Crédit: Jacques Boissinot / La Presse canadienne
Une promesse qui ne convainc pas Simon Décary.
«Je vous défie de compter le nombre de fois où les mots “COVID longue” ont été prononcés dans une conférence de presse [du gouvernement québécois]. Je vais vous le dire: une fois, par le Dr Arruda et une fois par [le ministre de la Santé] Christian Dubé, à mots couverts», soutient-il.
Pour le professeur-chercheur, il est évident que Québec ignore la maladie pour des considérations politiques.
«Reconnaître la COVID longue, c’est reconnaître les failles qu’on a dans les soins de réadaptation au Québec», juge-t-il.
Les soins de réadaptation et en santé mentale, deux piliers du traitement de la COVID longue, sont aussi deux des secteurs où les soins étaient les plus difficilement accessibles, même avant la pandémie, souligne M. Décary.
À la fin de l’année 2018, près de 20 000 Québécois étaient en attente d’un rendez-vous en physiothérapie dans le système de santé public, selon l’Ordre professionnel de la physiothérapie du Québec.
«En ce moment, les quelques cliniques de COVID longue au Québec sont remplies à craquer. Chaque cas de COVID longue de plus, on n’a pas vraiment de structure pour s’en occuper», ajoute M. Décary.
Par exemple, la liste d’attente de la clinique post-COVID de l’Institut de recherches cliniques de Montréal, frôlait déjà les 1000 patients le printemps dernier.
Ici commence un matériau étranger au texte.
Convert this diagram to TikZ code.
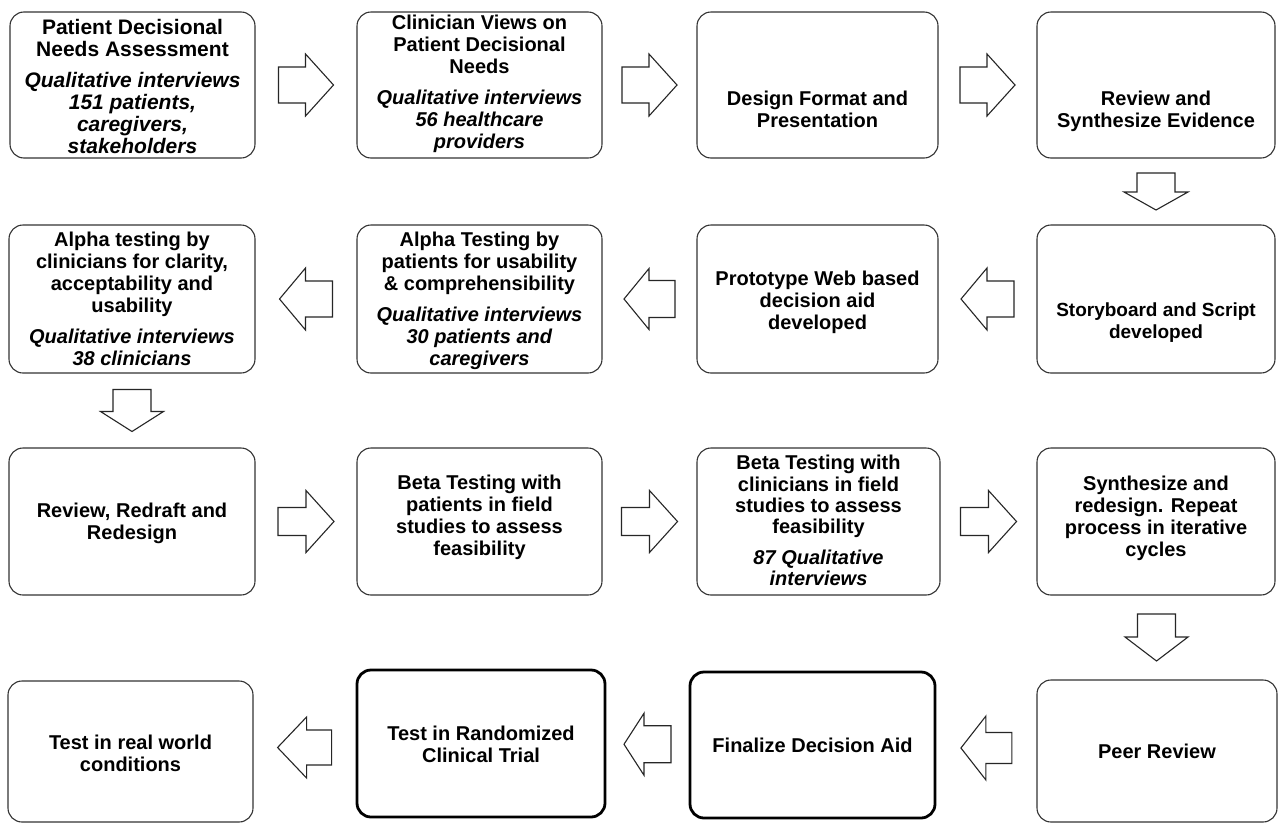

«Est-ce que Québec est au courant de la COVID longue? Oui. Est-ce qu’ils en parlent ouvertement? Non.» — Simon Décary
«On a des discussions régulières avec le ministère [de la Santé et des Services sociaux] pour trouver comment répondre à tous ces gens qui vont se présenter tout d’un coup avec la COVID longue», assure le président de l’OPPQ Denis Pelletier.
Pour répondre à la pression accrue, il affirme que des démarches sont en cours «tant au collégial qu’au niveau universitaire» pour former davantage de physiothérapeutes et des technologues en physiothérapie. On souhaite aussi miser davantage sur la télé-thérapie et sur les ateliers de groupes.
En attendant, les histoires de ces oubliés de la pandémie ont de quoi faire réfléchir ceux qui minimisent la gravité de la pandémie.
«Si quelqu’un ne veut pas se faire vacciner, c’est de ses affaires. On a le droit d’avoir tout le monde des opinions différentes, moi je respecte ça», philosophe Claudia Hébert.
«Mais je vous le dis, avoir la COVID longue… Moi j’étais sur le point de devenir vétérinaire, de m’acheter un terrain, d’avoir une maison. Ça fait un an et demi que ma vie est sur pause. Et il n’y a pas de traitement. Je ne sais même pas quand je vais aller mieux. Est-ce que je vais pouvoir un jour aller mieux?»